Arcana Labs' New Forgejo Instance

Last Updated: 2026-07-09 00:00:00 -0500

With how busy I have been with the new job lately, and my increasing push to focus on projects and uses of time that remove annoyance, unfortunately today’s announcement is not a shiny new project (of which there are a few in the hopper), but instead infrastructural news. I know, it’s so sexy. In a move surprising nobody paying attention, I have decided to announce that Arcana Labs Projects are moving to Forgejo. There are many good reasons for making this move and honestly I’ve been looking for the liferaft off the back of the sinking ship that is Github for over a year now; according to ticktick, I registered the earliest late last year. We’re going to get into it.

Where’s the Code Now?

If you want the very short version of this, all of our projects that were previously posted to github are now posted to the Arcana Labs Forgejo Instance. Currently, you will notice that it is not possible to self-register a user. There are a mixture of technical and administrative reasons for this, but don’t worry. Drop me a line if you want an account. I have kept my username and the repository names the same so in principal, changing your upstream is as easy as chanting the FQDN at the front of your remote definition.

For those using SSH to clone and push instead of https please bear in mind the appropriate port number is 222. Technical limitaitons.

Why Do This?

Github has been on the decline almost the entire time I have been using it, since the registration of my account was roughly coterminous (within the resolution of about a year or so) with Microsoft buying them out. We all know the enshittification that comes with ownership by one of the cartel-tier tech companies, so I won’t exhaustively list every individual annoyance with the platform.

The biggest problem, ethically and energetically, with ongoing use of Github is their ongoing support for, promotion of, and kowtowing to the unethical training and usage of Large Language Models to serve as code generation utilities in lieu of human expertise and oftentimes in violation of the licenses attached to the projects hosted on their site. These language models are proprietary, so their training on GPL, Apache Licensed, and MIT licensed FOSS projects that had been uploaded to github in otherwise good faith is a violation of the actual letter of those licenses as well as the broader ethos of FOSS and OSHW philosophies. If you can’t tell, we take those philosophies pretty seriously in this lab, and this is an insurmountable obstacle to the continued use of github for us.

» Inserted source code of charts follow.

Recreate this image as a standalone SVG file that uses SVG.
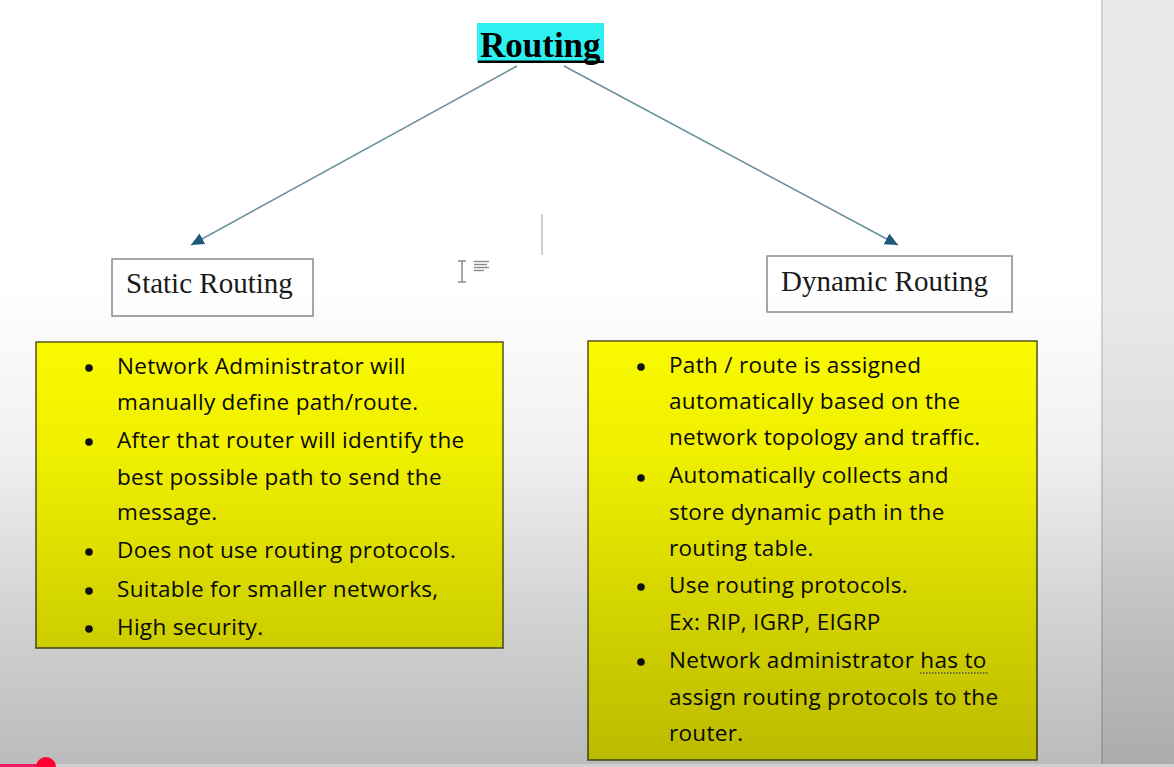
<svg xmlns="http://www.w3.org/2000/svg" width="1174" height="767" viewBox="0 0 1174 767">
<defs>
<style>
.ttl{font-family:"Liberation Serif",serif;font-weight:bold;font-size:35px;fill:#000}
.lbl{font-family:"Liberation Serif",serif;font-size:29px;fill:#1a1a1a}
.box{fill:#fff;stroke:#8a8a8a;stroke-width:1.5}
.ybox{fill:#ffff00;stroke:#55551a;stroke-width:1.5}
.bt{font-family:"Open Sans",sans-serif;font-size:22.5px;letter-spacing:0.3px;fill:#0a0a0a}
.conn{stroke:#6b8fa0;stroke-width:1.5;fill:none}
.ui{stroke:#8a8a8a;stroke-width:1.5}
</style>
<marker id="ah" markerUnits="userSpaceOnUse" markerWidth="14" markerHeight="12" refX="13" refY="6" orient="auto">
<path d="M0,0 L13,6 L0,12 Z" fill="#1d5a7a"/>
</marker>
<linearGradient id="shade" x1="0" y1="0" x2="0" y2="767" gradientUnits="userSpaceOnUse">
<stop offset="0" stop-color="#000" stop-opacity="0"/>
<stop offset="0.37" stop-color="#000" stop-opacity="0"/>
<stop offset="0.59" stop-color="#000" stop-opacity="0.06"/>
<stop offset="0.83" stop-color="#000" stop-opacity="0.19"/>
<stop offset="1" stop-color="#000" stop-opacity="0.27"/>
</linearGradient>
</defs>
<rect x="0" y="0" width="1174" height="767" fill="#fff"/>
<rect x="1102" y="0" width="72" height="767" fill="#eaeaea"/>
<rect x="1101" y="0" width="2" height="767" fill="#d2d2d2"/>

<g id="connectors">
<line class="conn" x1="517" y1="66" x2="191" y2="245" marker-end="url(#ah)"/>
<line class="conn" x1="564" y1="66" x2="898" y2="245" marker-end="url(#ah)"/>
</g>

<g id="routing">
<rect x="477" y="23" width="127" height="40" fill="#2ef0f0"/>
<text class="ttl" x="480" y="57">Routing</text>
<rect x="478" y="60.5" width="126" height="2.5" fill="#000"/>
</g>

<g id="static-routing">
<rect class="box" x="112" y="259" width="201" height="57"/>
<text class="lbl" x="126" y="293">Static Routing</text>
</g>

<g id="dynamic-routing">
<rect class="box" x="767" y="256" width="245" height="56"/>
<text class="lbl" x="781" y="291">Dynamic Routing</text>
</g>

<g id="static-details">
<rect class="ybox" x="36" y="342" width="467" height="306"/>
<g fill="#111">
<circle cx="89" cy="368" r="3.8"/>
<circle cx="89" cy="442" r="3.8"/>
<circle cx="89" cy="552" r="3.8"/>
<circle cx="89" cy="591" r="3.8"/>
<circle cx="89" cy="629" r="3.8"/>
</g>
<text class="bt" x="117" y="374">Network Administrator will</text>
<text class="bt" x="117" y="410">manually define path/route.</text>
<text class="bt" x="117" y="448">After that router will identify the</text>
<text class="bt" x="117" y="485">best possible path to send the</text>
<text class="bt" x="117" y="520">message.</text>
<text class="bt" x="117" y="558">Does not use routing protocols.</text>
<text class="bt" x="117" y="597">Suitable for smaller networks,</text>
<text class="bt" x="117" y="635">High security.</text>
</g>

<g id="dynamic-details">
<rect class="ybox" x="588" y="341" width="449" height="419"/>
<g fill="#111">
<circle cx="641" cy="367" r="3.8"/>
<circle cx="641" cy="478" r="3.8"/>
<circle cx="641" cy="587" r="3.8"/>
<circle cx="641" cy="662" r="3.8"/>
</g>
<text class="bt" x="669" y="373">Path / route is assigned</text>
<text class="bt" x="669" y="409">automatically based on the</text>
<text class="bt" x="669" y="445">network topology and traffic.</text>
<text class="bt" x="669" y="483">Automatically collects and</text>
<text class="bt" x="669" y="520">store dynamic path in the</text>
<text class="bt" x="669" y="556">routing table.</text>
<text class="bt" x="669" y="593">Use routing protocols.</text>
<text class="bt" x="669" y="630">Ex: RIP, IGRP, EIGRP</text>
<text class="bt" x="669" y="668">Network administrator has to</text>
<text class="bt" x="669" y="705">assign routing protocols to the</text>
<text class="bt" x="669" y="741">router.</text>
<line x1="920" y1="673" x2="989" y2="673" stroke="#666" stroke-width="1.5" stroke-dasharray="1.5 1.5"/>
</g>

<g id="editor-cursor">
<line class="ui" x1="462" y1="261" x2="462" y2="282"/>
<line class="ui" x1="458" y1="261" x2="466" y2="261"/>
<line class="ui" x1="458" y1="282" x2="466" y2="282"/>
<g stroke="#8a8a8a" stroke-width="1.4">
<line x1="474" y1="261.5" x2="489" y2="261.5"/>
<line x1="474" y1="264.5" x2="487" y2="264.5"/>
<line x1="474" y1="267.5" x2="489" y2="267.5"/>
<line x1="474" y1="270.5" x2="484" y2="270.5"/>
</g>
<line x1="542" y1="214" x2="542" y2="255" stroke="#cfcfcf" stroke-width="2"/>
</g>

<rect x="0" y="0" width="1174" height="767" fill="url(#shade)"/>
<rect x="0" y="764" width="1174" height="3" fill="#cfcfcf"/>
<rect x="0" y="764" width="45" height="3" fill="#f01860"/>
<circle cx="46" cy="767" r="10" fill="#ff0033"/>
</svg>
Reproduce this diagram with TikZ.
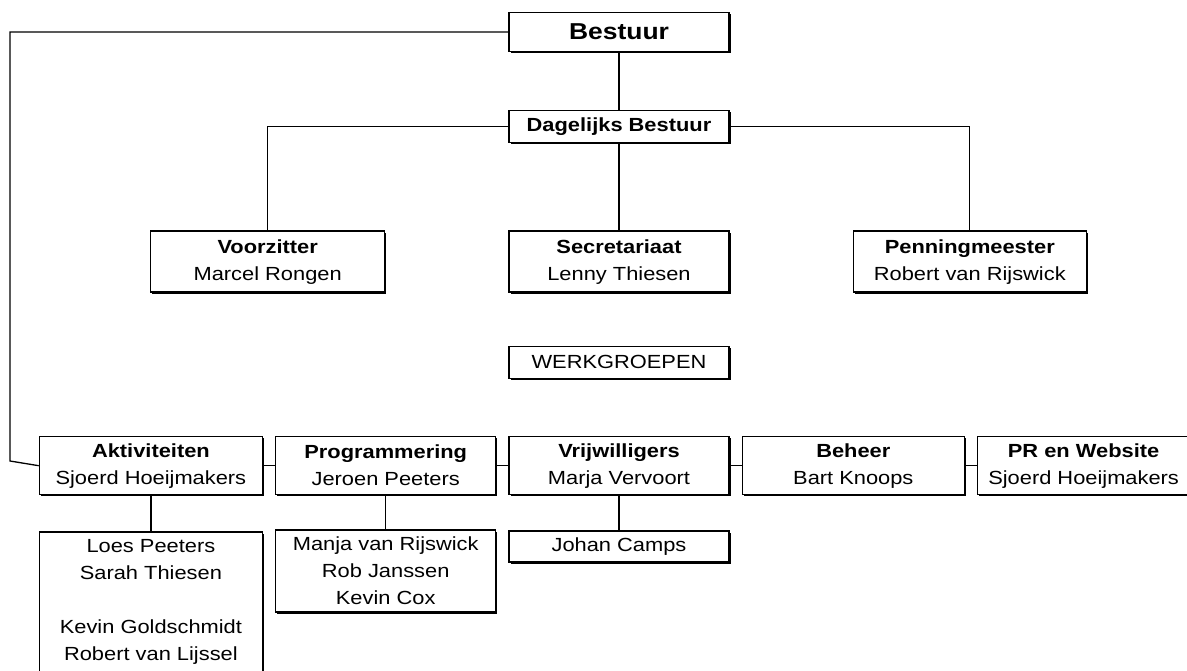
\documentclass[tikz,border=0pt]{standalone}
\usepackage{fontspec}
\setmainfont[FakeStretch=1.15]{Liberation Sans}
\usetikzlibrary{positioning, shadows}

\begin{document}
\begin{tikzpicture}[
        x=1pt, y=-1pt,
        node distance=12pt,
        every node/.style={font=\fontsize{19}{27}\selectfont},
        orgbox/.style={draw, fill=white, line width=1.3pt, align=center, inner sep=3pt,
            drop shadow={shadow xshift=1.6pt, shadow yshift=-1.6pt, opacity=1, fill=black}},
        kop/.style={orgbox, minimum width=220pt, minimum height=32pt},
        functie/.style={orgbox, minimum height=61pt},
        groep/.style={orgbox, minimum height=58pt},
        leden/.style={orgbox, inner ysep=7pt},
        lijn/.style={line width=1.3pt}
    ]
    \useasboundingbox (0,0) rectangle (1187,670);

    % Bestuur
    \node [kop, minimum height=39pt, font=\fontsize{23}{27}\selectfont\bfseries] (bestuur) at (619,32) {Bestuur};
    \node [kop, font=\fontsize{19}{27}\selectfont\bfseries] (dagelijks) [below=58pt of bestuur] {Dagelijks Bestuur};

    % Functies
    \node [functie, minimum width=220pt] (secr) [below=87pt of dagelijks] {\textbf{Secretariaat}\\Lenny Thiesen};
    \node [functie, minimum width=234pt] (voorz) [left=123pt of secr] {\textbf{Voorzitter}\\Marcel Rongen};
    \node [functie, minimum width=233pt] (penn) [right=123pt of secr] {\textbf{Penningmeester}\\Robert van Rijswick};

    % Werkgroepen
    \node [kop] (werk) [below=53pt of secr] {WERKGROEPEN};
    \node [groep, minimum width=220pt] (vrij) [below=57pt of werk] {\textbf{Vrijwilligers}\\Marja Vervoort};
    \node [groep, minimum width=220pt] (prog) [left=of vrij] {\textbf{Programmering}\\Jeroen Peeters};
    \node [groep, minimum width=223pt] (akt) [left=of prog] {\textbf{Aktiviteiten}\\Sjoerd Hoeijmakers};
    \node [groep, minimum width=222pt] (beheer) [right=of vrij] {\textbf{Beheer}\\Bart Knoops};
    \node [groep, minimum width=212pt] (pr) [right=of beheer] {\textbf{PR en Website}\\Sjoerd Hoeijmakers};

    % Leden (box loopt door onder de rand)
    \node [leden, minimum width=223pt] (aktleden) [below=36pt of akt] {Loes Peeters\\Sarah Thiesen\\~\\Kevin Goldschmidt\\Robert van Lijssel\\~};
    \node [leden, minimum width=220pt] (progleden) [below=34pt of prog] {Manja van Rijswick\\Rob Janssen\\Kevin Cox};
    \node [kop, minimum height=31pt] (vrijleden) [below=35pt of vrij] {Johan Camps};

    % Lijnen
    \coordinate (links) at (10,461);
    \draw [lijn] (bestuur.west) -| (links) -- (akt.west);
    \draw [lijn] (bestuur) -- (dagelijks);
    \draw [lijn] (dagelijks) -- (secr);
    \draw [lijn] (dagelijks.west) -| (voorz.north);
    \draw [lijn] (dagelijks.east) -| (penn.north);
    \draw [lijn] (akt) -- (prog);
    \draw [lijn] (prog) -- (vrij);
    \draw [lijn] (vrij) -- (beheer);
    \draw [lijn] (beheer) -- (pr);
    \draw [lijn] (akt) -- (aktleden);
    \draw [lijn] (prog) -- (progleden);
    \draw [lijn] (vrij) -- (vrijleden);

\end{tikzpicture}
\end{document}
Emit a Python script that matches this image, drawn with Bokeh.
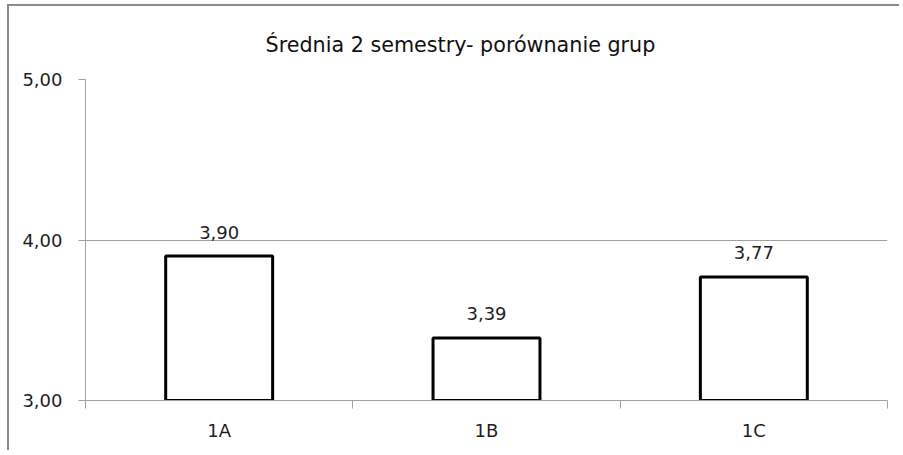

Secondarily, cost was a major factor. With the increasingly broad exchange gap between USD and CAD, and github’s insistence on bundling unethical features (and features for which we have no use) into the most basic version of their membership, a github membership is an absorbable, but increasingly annoying, cost. For the most part, all software and hardware development done in the lab has always been Open First and Paid Second. Apart from computing equipment, electricity costs, and internet costs (which we would pay for anyway), a github membership remained the last “cost centre” represented anywhere in our software and hardware development projects. Standing up our own git host with a comparable feature set was the best way to port over the large number of private repos that were causing us to have to pay for github. Now, we needn’t maintain that license anymore.

Also, as alluded to earlier, Github over the last several years has delivered the “death by a thousand cuts” of continuous feature delivery I have often complained about. Forgejo is closer in design ethos to “Github at its Best” than github itself is.

Was This Hard?

In fact no. I’m tempted to write a small guide about it but I’ve honestly spent more time writing this blog post than I did in the actual setup of forgejo and migration of the repos to it. There’s still a fair jag of administrative work to do “behind the scenes” on both Github and Forgejo, and no doubt I’ll have to do the occasional maintenance shuffle with it, but Forgejo was among the easiest services I’ve had to get set up and configured; certainly less work than the stack for this website. Forgejo can be installed as a stand-alone docker container and the right docker-compose configuration makes it easy to include the data in your Forgejo instance in any backups you are running against your host.